Gioca al riguardo il fatto che esiste un’asimmetria rilevante terrorismo e antiterrorismo, fra l’attacco e la difesa. Le forze di sicurezza devono “vincere” sempre e ovunque. Il terrorismo ha la scelta del luogo e del tempo in cui effettuare un attentato. Può realizzare la sorpresa. Per esso è sufficiente “vincere” una volta sola. I costi umani ed economici dell’antiterrorismo aumenterebbero a livelli inaccettabili. Potrebbero essere ridotti solo combinando le misure difensive con quelle offensive. Ma le reti non possono essere attaccate essendo immerse, come la criminalità organizzata, all’interno delle società e ancor più difficili da infiltrare. Oggi invece l’Isis e i gruppi regionali che fanno capo ad al-Qaeda, hanno un territorio. Possono quindi essere colpiti. I foreign fighters presenti in entrambi dovrebbero essere eliminati prima che facciano ritorno ai loro paesi. Una volta che siano tornati la loro neutralizzazione diventa più difficile. Finché sono in Medio Oriente e nel Sahel possono essere eliminati anche i loro capi. In Occidente può esserlo solo la manovalanza, più disposta a morire dei primi. Solo le “anime belle” possono pensare che sia possibile “de-radicalizzarli”.

Per tale motivo molti pensano che sia errata la strategia dell’Occidente che dà priorità alla distruzione dell’Isis e ai miliziani di al-Qaeda presenti soprattutto in Siria. La distruzione dell’Isis aggraverebbe i problemi di sicurezza in Occidente. Con la perdita dei territori e la frammentazione in reti dei miliziani, sarebbe più difficile colpire le reti terroristiche e prevenirne gli attentati. Le reti sarebbero più resilienti. La sopravvivenza dell’Isis come proto-Stato e l’evoluzione di al-Qaeda verso la stessa formula organizzativa consentono all’Occidente di eliminare il più grande pericolo – quello dei foreign fighters – in Medio Oriente e nel Sahel, diminuendo la pericolosità del loro massiccio ritorno in Europa. L’obiezione che viene fatta è che, in tal modo, si consentirebbe alla loro efficace propaganda di attrarre nuove reclute. Il collasso del Califfato avrebbe, come affermato da Paolo Gentiloni, un alto significato simbolico. Dimostrerebbe l’inconsistenza della “profezia di Maometto”, base dell’escatologia e della strategia sia dell’Isis che di al-Qaeda. Eroderebbe, respingendolo nell’Islam profondo mito del Califfato e del ritorno alle origini e alla purezza e forza dell’Islam.

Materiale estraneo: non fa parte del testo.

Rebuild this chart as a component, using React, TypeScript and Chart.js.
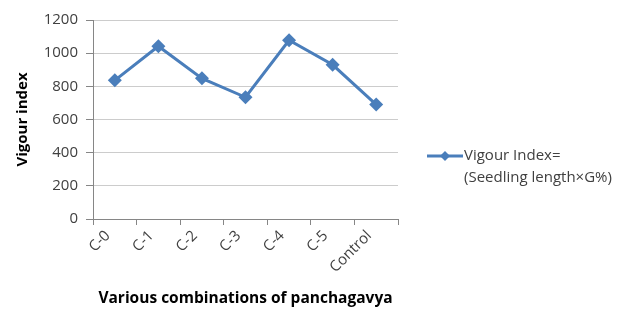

A parer mio, è impossibile che il “mito” possa essere distrutto dalle bombe. Il radicalismo di taluni gruppi islamici non può essere estirpato, se non da un’azione condotta all’interno dell’Islam, ad esempio dall’Università al Azhar. Il mito è sopravvissuto per millecinquecento anni. Ci si dovrebbe limitare a diminuire i rischi che corre l’Occidente. Occorre evitare che essi aumentino con il ritorno dei foreign fighters, rinunciando alle fantasie obamiane di convertire l’Islam. Finché rimarranno a combattere, i foreign fighters possono essere massacrati sia dai nostri bombardamenti, dai drones e dalle forze speciali, sia dagli sciiti e dai curdi. Il vantaggio che ci offre la sopravvivenza dell’Isis supera, a parer mio, gli inconvenienti che essa comporta, beninteso per l’Occidente. Il “gioco vale quindi la candela”. Insomma, le priorità strategiche occidentali della lotta al terrorismo andrebbero riviste, tanto più che una strategia di logoramento dell’Isis e di al-Qaeda fuori dai territori occidentali diminuisce la necessità dell’adozione di misure di sicurezza, restrittive delle nostre libertà.